Die heute in Berlin vorgestellte »Deutschlandstudie 2019: Wohnraumpotenziale in urbanen Lagen, Aufstockung und Umnutzung von Nichtwohngebäuden« der TU Darmstadt und des Pestel-Instituts weist erneut auf das immense Flächenpotenzial auf den Dächern von Bestandsbauten hin. Die Studie, von führenden Organisationen und Verbänden der deutschen Planungs-, Bau- und Immobilienbranche in Auftrag gegeben, sieht in der Aufstockung bestehender Bauten eine Möglichkeit, fehlenden Wohnraum in Ballungsgebieten zu schaffen.
Während die vorangegangene Deutschlandstudie 2016 die Aufstockung von Wohngebäuden untersuchte, rückt die zweite Studie die Aufstockung von Bürogebäuden, Supermärkten und Parkhäusern in Innenstädten in den Fokus. Diese stellen Potenzialflächen in den Kernlagen von Städten, Gemeinden und Kommunen dar, auf denen bezahlbarer Wohnraum entstehen könnte. Die Studie beziffert bei konservativen Annahmen das zusätzliche Wohnraumpotenzial mit bis zu 2,7 Millionen zusätzlichen Wohneinheiten.

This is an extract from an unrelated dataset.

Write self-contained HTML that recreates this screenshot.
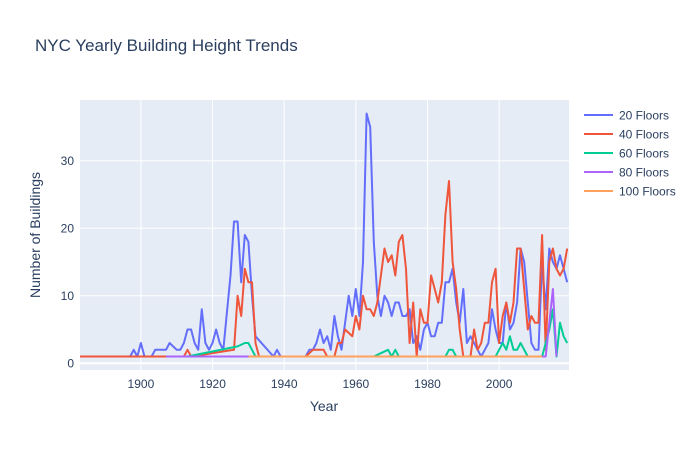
<!DOCTYPE html>
<html><head><meta charset="utf-8">
<style>
body{margin:0;background:#fff;font-family:"Liberation Sans",Arial,sans-serif;}
svg text{font-family:"Liberation Sans",Arial,sans-serif;fill:#2a3f5f;}
</style></head>
<body>
<svg id="chart" width="700" height="450" xmlns="http://www.w3.org/2000/svg">
<rect width="700" height="450" fill="#fff"/>
<text x="35" y="51" font-size="17">NYC Yearly Building Height Trends</text>
<rect x="80" y="100" width="489" height="270" fill="#e5ecf6"/>
<g id="grid"></g>
<g id="series"></g>
<g id="ticks"></g>
<text x="324" y="411" font-size="14" text-anchor="middle">Year</text>
<text transform="translate(40,235) rotate(-90)" font-size="14" text-anchor="middle">Number of Buildings</text>
<g id="legend"></g>
</svg>
<script>
const xTicks=[1900,1920,1940,1960,1980,2000];
const yTicks=[0,10,20,30];
const seriesNames=["20 Floors","40 Floors","60 Floors","80 Floors","100 Floors"];
const seriesColors=["#636efa","#ef553b","#00cc96","#ab63fa","#ffa15a"];
const years20=[1890,1895,1897,1898,1899,1900,1901,1903,1904,1907,1908,1910,1911,1912,1913,1914,1915,1916,1917,1918,1919,1920,1921,1922,1923,1925,1926,1927,1928,1929,1930,1931,1932,1937,1938,1939,1946,1947,1948,1949,1950,1951,1952,1953,1954,1955,1956,1958,1959,1960,1961,1962,1963,1964,1965,1966,1967,1968,1969,1970,1971,1972,1973,1974,1975,1976,1977,1978,1979,1980,1981,1982,1983,1984,1985,1986,1987,1988,1989,1990,1991,1992,1993,1994,1995,1996,1997,1998,1999,2000,2001,2002,2003,2004,2005,2006,2007,2008,2009,2010,2011,2012,2013,2014,2015,2016,2017,2018,2019];
const vals20=[1,1,1,2,1,3,1,1,2,2,3,2,2,3,5,5,3,2,8,3,2,3,5,3,2,13,21,21,12,19,18,10,4,1,2,1,1,2,2,3,5,3,4,2,7,4,2,10,7,11,7,15,37,35,18,10,7,10,9,7,9,9,7,7,8,3,4,2,5,6,4,4,6,6,12,12,14,9,6,11,3,4,3,2,1,2,3,8,5,3,3,9,5,6,9,17,15,9,3,2,2,15,8,17,15,14,16,14,12];
const years40=[1883,1912,1913,1914,1926,1927,1928,1929,1930,1931,1932,1933,1946,1948,1950,1951,1952,1954,1955,1956,1957,1958,1959,1960,1961,1962,1963,1964,1965,1966,1967,1968,1969,1970,1971,1972,1973,1974,1975,1976,1977,1978,1979,1980,1981,1982,1983,1984,1985,1986,1987,1988,1989,1990,1991,1992,1993,1994,1995,1996,1997,1998,1999,2000,2001,2002,2003,2004,2005,2006,2007,2008,2009,2010,2011,2012,2013,2014,2015,2016,2017,2018,2019];
const vals40=[1,1,2,1,2,10,7,14,12,12,3,1,1,2,2,2,1,1,3,3,5,4.5,4,7,5,10,8,8,7,9,13,17,15,16,13,18,19,14,3,9,1,8,6,6,13,11,9,12,22,27,15,11,5,1,1,1,5,2,3,6,6,12,14,3,7,9,6,9,17,17,11,5,7,6,6,19,2,15,17,14,13,14,17];
const years60=[1913,1927,1929,1930,1931,1932,1965,1969,1970,1971,1972,1985,1986,1987,1988,1999,2000,2001,2002,2003,2004,2005,2006,2007,2008,2009,2010,2011,2012,2014,2015,2016,2017,2018,2019];
const vals60=[1,2.5,3,3,2,1,1,2,1,2,1,1,2,2,1,1,2,3,2,4,2,2,3,2,1,1,1,1,1,5,8,1,6,4,3];
const years80=[1907,2012,2013,2014,2015,2016];
const vals80=[1,1,1,6,11,1];
const years100=[1930,2012];
const vals100=[1,1];
const allYears=[years20,years40,years60,years80,years100];
const allVals=[vals20,vals40,vals60,vals80,vals100];

const X0=80,X1=569,Y0=100,Y1=370;
const xMin=1883,xMax=2019.5,yMin=-1,yMax=39;
const xs=v=>X0+(v-xMin)/(xMax-xMin)*(X1-X0);
const ys=v=>Y1-(v-yMin)/(yMax-yMin)*(Y1-Y0);
const NS="http://www.w3.org/2000/svg";
function mk(tag,attrs,parent){const e=document.createElementNS(NS,tag);for(const k in attrs)e.setAttribute(k,attrs[k]);parent.appendChild(e);return e;}
const grid=document.getElementById('grid'),ticks=document.getElementById('ticks');
xTicks.forEach(t=>{
  const l=mk('line',{x1:xs(t),x2:xs(t),y1:Y0,y2:Y1,stroke:'#fff','stroke-width':1},grid);
  
  
  const tx=mk('text',{x:xs(t),y:388,'font-size':12,'text-anchor':'middle'},ticks);
  tx.textContent=t;
  
  
});
yTicks.forEach(t=>{
  const l=mk('line',{x1:X0,x2:X1,y1:ys(t),y2:ys(t),stroke:'#fff','stroke-width':t===0?2:1},grid);
  
  
  const tx=mk('text',{x:X0-3-3,y:ys(t)+4,'font-size':12,'text-anchor':'end'},ticks);
  tx.textContent=t;
  
  
});
const sg=document.getElementById('series');
allYears.forEach((yrs,i)=>{
  const d=yrs.map((y,j)=>(j?'L':'M')+xs(y).toFixed(1)+','+ys(allVals[i][j]).toFixed(1)).join(' ');
  const p=mk('path',{d:d,fill:'none',stroke:seriesColors[i],'stroke-width':2,'stroke-linejoin':'round'},sg);
  
  
});
const lg=document.getElementById('legend');
seriesNames.forEach((n,i)=>{
  const g=mk('g',{},lg);
  
  
  const y=115+i*19;
  mk('line',{x1:584,x2:613,y1:y,y2:y,stroke:seriesColors[i],'stroke-width':2},g);
  const t=mk('text',{x:619,y:y+4.5,'font-size':12},g);
  t.textContent=n;
});
</script>
</body></html>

Der Mangel an Baugrund ist einer der wesentlichen Ursachen für den stockenden Wohnungsbau und die dramatische Preissteigerung von Mieten. Bezahlbarer Wohnraum fehlt vor allem in den Großstädten. Die Schaffung von Wohnraum ist eine der drängendsten Aufgaben unserer Gesellschaft.
„Aufstockungen tragen dazu bei, die wachsende Versiegelung von Flächen zu vermeiden. Das Zusammenfügen von großen gewerblichen Einheiten und kleinteiligen Wohneinheiten ist allerdings eine anspruchsvolle Bauaufgabe, die sorgfältig konzipiert und von erfahrenen Planern übernommen werden muss. Es gibt bereits erfolgreiche Beispiele aus Wettbewerbsverfahren,“ sagt Barbara Ettinger-Brinckmann, Präsidentin der Bundesarchitektenkammer.
„Wir müssen unseren Gebäudebestand intelligent und lebensnah verdichten – für Vielfalt und Lebensqualität in unseren Städten. Dazu sind Anpassungen im Bauplanungs- und im Bauordnungsrecht notwendig, um die Rahmenbedingungen für Aufstockung und Umnutzung zu verbessern. Außerdem müssen finanzielle Anreize und passende Förderprogramme geschaffen werden.“
Gemeinsam mit weiteren Verbänden haben Bundesarchitektenkammer und auch Bundesingenieurkammer Rahmenbedingungen erarbeitet, die für die Umsetzung erforderlich sind. Dazu gehören u.a.:
- Erleichterung von Genehmigungsverfahren,
- Zulassen der Überschreitung der zulässigen Geschossflächenzahl (GFZ) für Aufstockungen ohne Ausgleichsmaßnahmen,
- Reduzieren von Anforderungen (z.B. im Bereich Schall, Wärme, Barrierefreiheit), wenn die statischen und technischen Voraussetzungen nachgewiesen werden,
- Anpassung von Trauf- oder Firsthöhen.
Neben der Tragwerkstruktur sind bei der Aufstockung von Nichtwohngebäuden weitere Aspekte aus der Bauphysik zu berücksichtigen. „Darüber hinaus sind energetische Richtlinien sowie Brandschutz- und Schallschutzanforderungen für die bestehenden Nichtwohngebäude und die neuen Wohnungen zu erfüllen. Hier müsste politisch schnellstmöglich nachjustiert werden“, fasst Hans-Ullrich Kammeyer, Präsident der Bundesingenieurkammer, die Ergebnisse zusammen.
Die neue Studie zeigt anhand von 20 Best-Practice-Beispielen, wie durch Aufstockungen und Umnutzungen von Nichtwohngebäuden ein wesentlicher und qualitätsvoller Beitrag zum Wohnungsmarkt in urbanen Räumen geschaffen werden kann.